Changes in the housing market grab headlines in the UK.

    This makes sense: those who own homes (or want to) have a vested interest in the value of property.

    In economic terms, there is another reason: more so than most economies around the world, the UK economy is underwritten by its housing market.

    Britain has a high current account deficit – meaning we import much more than we export. As a percentage of GDP, it is nearly double the US deficit.

    Our economy is also hugely reliant on domestic consumer demand.

    These things can only be sustained through a high level of private borrowing, but consumers’ willingness to take on debt (and their ability to pay it back) is only possible if they have a strong asset-backed balance sheet.

    For most people, assets on their balance sheet means property. That's why economic policymakers keep such a close eye on the housing market – and why it generates so much news in the financial press.

    Or rather, why it usually does. There is one notable housing market story which seems to have gone under the radar recently: over the past six months, share prices for the big housebuilding firms have stormed ahead.

    Stock in Persimmon group, the UK’s largest housebuilding firm by market capitalisation, has risen 48 per cent since the summer, while Taylor Wimpey shares have risen over 30 per cent.

    Overall, the household goods and home construction sector has risen 14 per cent, compared with the 3.7 per cent increase in the FTSE 100 over the same period.

    Lows and highs

    UK house prices have been floundering since the Brexit referendum in 2016.

    This has been due to a combination of weak demand from overseas buyers (put off by Brexit uncertainties), stagnant wage growth undermining the public’s purchasing power and underlying structural issues.

    Last year was hardly a let-off in this regard: the political backdrop looked as turbulent as ever and economic data was weak.

    Despite this, the new build market exceeded analyst expectations.

    Barratt Homes topped the list in terms of completed constructions – building 17,579 homes – with Persimmon and Taylor Wimpey following behind on 16,449 and 14,933 respectively.

    Prior to this impressive run, investors were anxious about the viability of housebuilding companies.

    As well as the general ills of the housing market, some of the high-profile names came under considerable public scrutiny.

    Persimmon was lambasted in the national press last year for the greed of its senior management team – revelations that saw chief executive Jeff Fairburn resign, but only after pocketing a £75m bonus.

    Even this year its public image was further tarnished by an independent review highlighting the poor quality of its houses.

    Further down the list of big names, Galliford Try faced bankruptcy after huge financial difficulties, only to be bought out by rival firm Bovis Homes. So, what has made housebuilders such a hot ticket again?

    Pillars of support

    One of the main reasons is the clearing of the UK's economic and political uncertainties.

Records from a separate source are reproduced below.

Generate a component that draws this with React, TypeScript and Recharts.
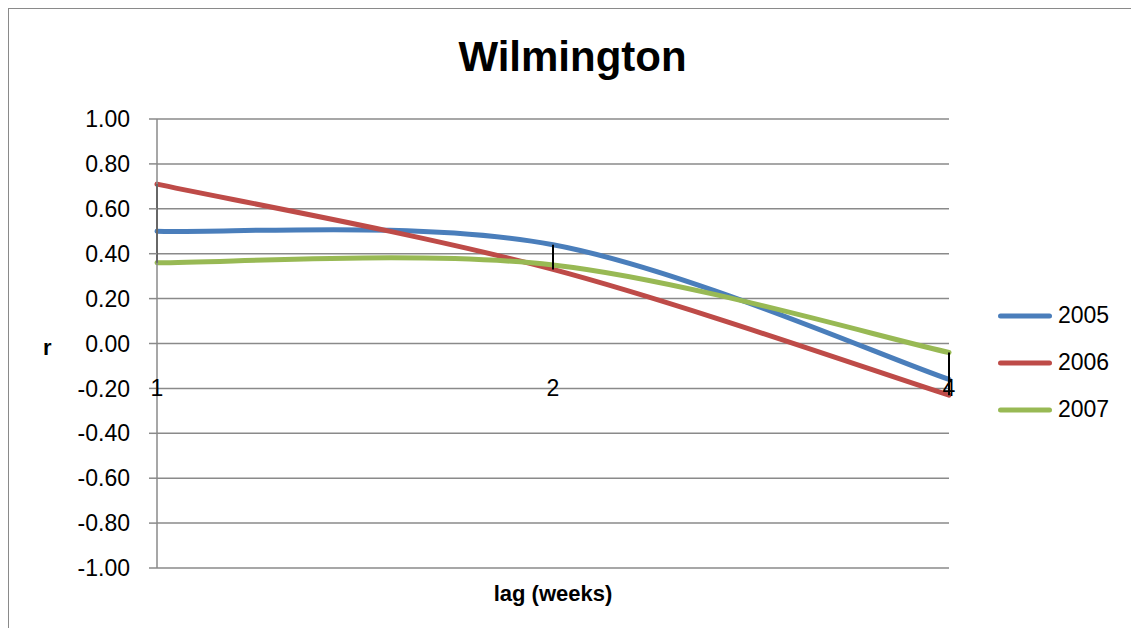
import { LineChart, Line, XAxis, YAxis, CartesianGrid, Legend, ReferenceLine } from 'recharts';

const lags = ['1', '2', '4'];
const r2005 = [0.5, 0.44, -0.16];
const r2006 = [0.71, 0.33, -0.23];
const r2007 = [0.36, 0.35, -0.04];
const yTicks = [-1, -0.8, -0.6, -0.4, -0.2, 0, 0.2, 0.4, 0.6, 0.8, 1];

const data = lags.map((lag, i) => ({ lag, y2005: r2005[i], y2006: r2006[i], y2007: r2007[i] }));

// vertical high-low line at each lag
const highLow = data.map((d) => {
  const vals = [d.y2005, d.y2006, d.y2007];
  return { lag: d.lag, hi: Math.max(...vals), lo: Math.min(...vals) };
});

const FONT = '"Liberation Sans", Arial, sans-serif';
const GRID = '#8a8a8a';
const W = 1129;
const H = 620;
const TOP = 111;
const BOTTOM = 560;
const ZERO_Y = TOP + (BOTTOM - TOP) / 2;

// Excel-style smoothed line (Catmull-Rom through the points)
const excelSmooth = (context: any) => {
  let pts: number[][] = [];
  return {
    areaStart() {},
    areaEnd() {},
    lineStart() {
      pts = [];
    },
    point(x: number, y: number) {
      pts.push([+x, +y]);
    },
    lineEnd() {
      const n = pts.length;
      if (!n) return;
      context.moveTo(pts[0][0], pts[0][1]);
      for (let i = 0; i < n - 1; i++) {
        const p0 = pts[Math.max(i - 1, 0)];
        const p1 = pts[i];
        const p2 = pts[i + 1];
        const p3 = pts[Math.min(i + 2, n - 1)];
        context.bezierCurveTo(
          p1[0] + (p2[0] - p0[0]) / 6,
          p1[1] + (p2[1] - p0[1]) / 6,
          p2[0] - (p3[0] - p1[0]) / 6,
          p2[1] - (p3[1] - p1[1]) / 6,
          p2[0],
          p2[1]
        );
      }
    },
  };
};

function LagTick({ x, payload }: any) {
  return (
    <text x={x} y={ZERO_Y + 52} textAnchor="middle" fontFamily={FONT} fontSize={23} fill="#000">
      {payload.value}
    </text>
  );
}

function LegendBox({ payload }: any) {
  return (
    <div style={{ fontFamily: FONT }}>
      {(payload || []).map((p: any) => (
        <div key={p.value} style={{ display: 'flex', alignItems: 'center', height: 47 }}>
          <svg width={54} height={8}>
            <line x1={2.5} y1={4} x2={51.5} y2={4} stroke={p.color} strokeWidth={5} strokeLinecap="round" />
          </svg>
          <span style={{ marginLeft: 6, fontSize: 23, color: '#000' }}>{p.value}</span>
        </div>
      ))}
    </div>
  );
}

export default function App() {
  return (
    <div
      style={{
        position: 'relative',
        width: W - 1,
        height: H - 1,
        borderTop: `1px solid ${GRID}`,
        borderLeft: `1px solid ${GRID}`,
        borderRight: `1px solid ${GRID}`,
        background: '#fff',
        fontFamily: FONT,
      }}
    >
      <div style={{ position: 'absolute', left: -1, top: -1, width: W, height: H }}>
        <div
          style={{
            position: 'absolute',
            left: 0,
            top: 25,
            width: W,
            textAlign: 'center',
            fontSize: 42,
            lineHeight: '48px',
            fontWeight: 'bold',
          }}
        >
          Wilmington
        </div>
        <LineChart width={W} height={H} data={data} margin={{ top: TOP, right: W - 941, bottom: 20, left: 0 }}>
          <CartesianGrid vertical={false} stroke={GRID} strokeWidth={1.5} />
          <XAxis
            dataKey="lag"
            height={40}
            axisLine={false}
            tickLine={false}
            tick={<LagTick />}
            label={{ value: 'lag (weeks)', position: 'insideTop', offset: 17, fontFamily: FONT, fontSize: 22, fontWeight: 'bold', fill: '#000' }}
          />
          <YAxis
            width={149}
            domain={[-1, 1]}
            ticks={yTicks}
            interval={0}
            tickFormatter={(v: number) => v.toFixed(2)}
            tick={{ fontFamily: FONT, fontSize: 23, fill: '#000' }}
            tickSize={8}
            tickMargin={19}
            axisLine={{ stroke: GRID, strokeWidth: 1.5 }}
            tickLine={{ stroke: GRID, strokeWidth: 1.5 }}
            label={{ value: 'r', position: 'insideLeft', offset: 35, dy: 4, fontFamily: FONT, fontSize: 22, fontWeight: 'bold', fill: '#000' }}
          />
          <Legend layout="vertical" align="center" verticalAlign="middle" content={<LegendBox />} wrapperStyle={{ left: 990, top: 284, width: 'auto' }} />
          <Line type={excelSmooth as any} dataKey="y2005" name="2005" stroke="#4a7ebb" strokeWidth={5} strokeLinecap="round" dot={false} isAnimationActive={false} />
          <Line type={excelSmooth as any} dataKey="y2006" name="2006" stroke="#be4b48" strokeWidth={5} strokeLinecap="round" dot={false} isAnimationActive={false} />
          <Line type={excelSmooth as any} dataKey="y2007" name="2007" stroke="#98b954" strokeWidth={5} strokeLinecap="round" dot={false} isAnimationActive={false} />
          {highLow.map((h) => (
            <ReferenceLine
              key={h.lag}
              segment={[
                { x: h.lag, y: h.hi },
                { x: h.lag, y: h.lo },
              ]}
              stroke="#000"
              strokeWidth={2}
            />
          ))}
        </LineChart>
      </div>
    </div>
  );
}
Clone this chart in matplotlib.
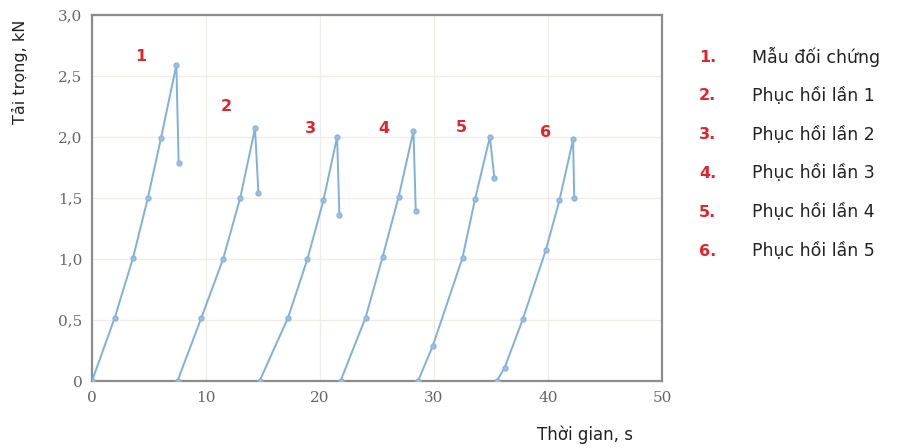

    The housing market was mostly quiet for the second half of last year, prices were stable and didn't come under much pressure.

    As the outlook for the UK became more stable, private home buyers could only put off moves for so long.

    Boris Johnson made clear his intention to hold an election soon after his arrival into Downing Street, and since then there was a growing sense that his Brexit deal and Tory government – promising to ease regulation and support home building – would win out.

    Every development since then only increased this likelihood and sure enough, share prices for housebuilders climbed steadily the whole time.

    More recently, expectations for monetary policy have become increasingly favourable for housebuilders.

    In the past, housebuilder fortunes have been supported by more and more mortgage lending piling into the housing market.

    This is somewhat less true recently, as effective growth in mortgage debt has been curtailed in recent years.

    Nevertheless, if one expects mortgage lending to ease, one should also expect housebuilders to benefit. Recent comments from the Bank of England indicate that mortgage lending is indeed about to get easier.

    The Bank has signalled in quite clear terms its desire to cut interest rates, and we actually expected it to do just that at its meeting this week. 

    As it happened, the Bank's Monetary Policy Committee held interest rates at 0.75 per cent.

    The Bank of England hasn't been housebuilders’ biggest supporter in recent years, but a rate cut soon would certainly shore up mortgage demand, aiding house prices.

    In this environment, market positivity on housebuilding firms makes sense.

    All the leading indicators point to a pick-up in demand, supported by a tight labour market.

    While the likes of Persimmon and Taylor Wimpey won't get a free ride from the government, the fact the government is committed to building more houses is positive for them.

    There are strong parallels here to the US market.

    There, the problems from the financial crisis (too much housing being built on too much debt) are beginning to recede and the current housing stock looks tight.

    Housebuilders both here and across the Atlantic could well be the first big beneficiaries of this changing tide, but they would not be the only ones.

    Furniture and general home furnishing suppliers have historically also benefited, further explaining the multiplier effect housing activity has on consumer demand.